Closed stackTom closed 1 month ago
Yes, everything what we did lately is full resolution. It is the right way to do as all information is kept, which is important for Miami Beach. For the volcanoes we could use a grid for geocoding. But we have to select a spacing in degree.
I forgot what happens for geocoded data. We may not need this anymore but for now lets just keep it for simplicity.
The optimal spacing depends on latitude. I need to write a function to automatically select the optimal spacing but as long as we don't have that staying in radar coordinates is the safest. We will need equal spacing to infer the vertical and horizontal displacement so eventually we may for most cases go back to geocode data.
Maybe we should add a flag for high resolution, instead of relying on whether x_step and y_step are encoded? We could have datasets without x_step and y_step, but can specify which need all their points rendered after a certain zoom level (high resolution like miami beach), and which ones don't (not high resolution).
We could do this, but I don't understand why. It works well at the moment?
I ingested a geocoded datasaet:
I don't see any benefits of the "actual size" and "reset size" button anymore. The Pixel Size button takes care of everything. Let'e remove these buttons.
The generated mbtiles for high resolution datasets are more dense for certain given zoom levels. It doesn't affect how we perceive the dataset, but more points are rendered for a given zoom level, which slows down the on the fly recoloring.
So we should we should determine which datasets need the more dense rendering such as Miami Beach, and which ones don't. Using x_step and y_step is not a good idea. Unless every dataset that is not geocoded requires the same density as the Miami Beach one...
In principle we want the high-res ability like for Miami Beach for all not-geocoded data sets. But I don't know how much we would loose. It seems to be a trade-off, high-resolution versus recoloring speed. So we could add an option to json_ * .py. --highest-res or --no-highest-res?

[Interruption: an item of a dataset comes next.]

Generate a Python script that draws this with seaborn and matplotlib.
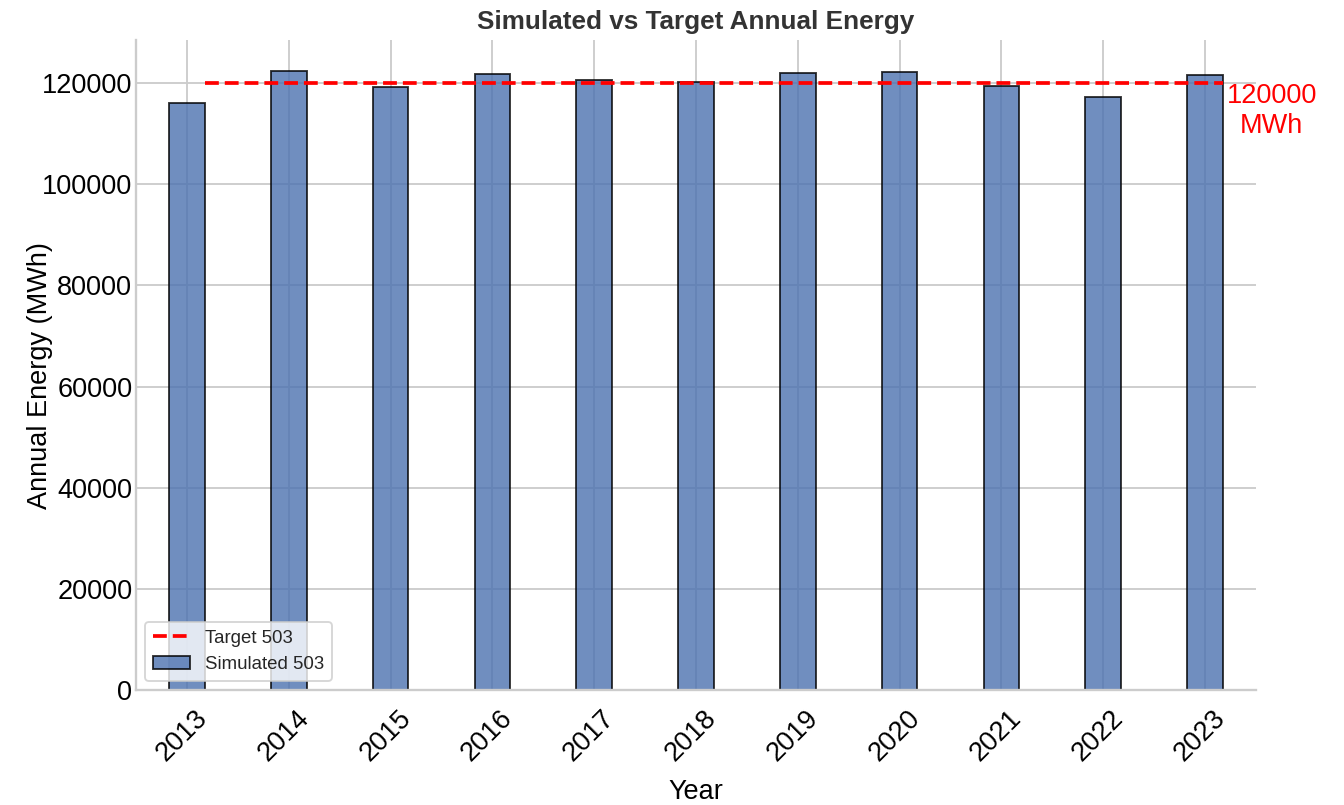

I don't know how much different in speed. I just looked at the generated mbtiles in detail and honestly, the difference looks like it's negligible. If we need the high res mode for all these datasets, than so be it. Don't think we need to change anything in the ingest scripts etc.
If you click on the actual size button, you get the error that the dataset is uploaded as high resolution. This is happening for all datasets uploaded recently. This affects the density we specify to tippecanoe to create the mbtiles. It creates higher density tiles which negatively affects on the fly recoloring as there are more points rendered. Visually, they look the same to our eyes when zoomed out, but there are more points actually rendered).
High resolution is enabled when either x_step or y_step are missing, see https://github.com/geodesymiami/insarmaps_scripts/blob/master/hdfeos5_2json_mbtiles.py#L276
Is this on purpose? Just curious. Before, high res mode was only for certain datasets like the one in miami beach, where we needed all points to render once zoomed in enough.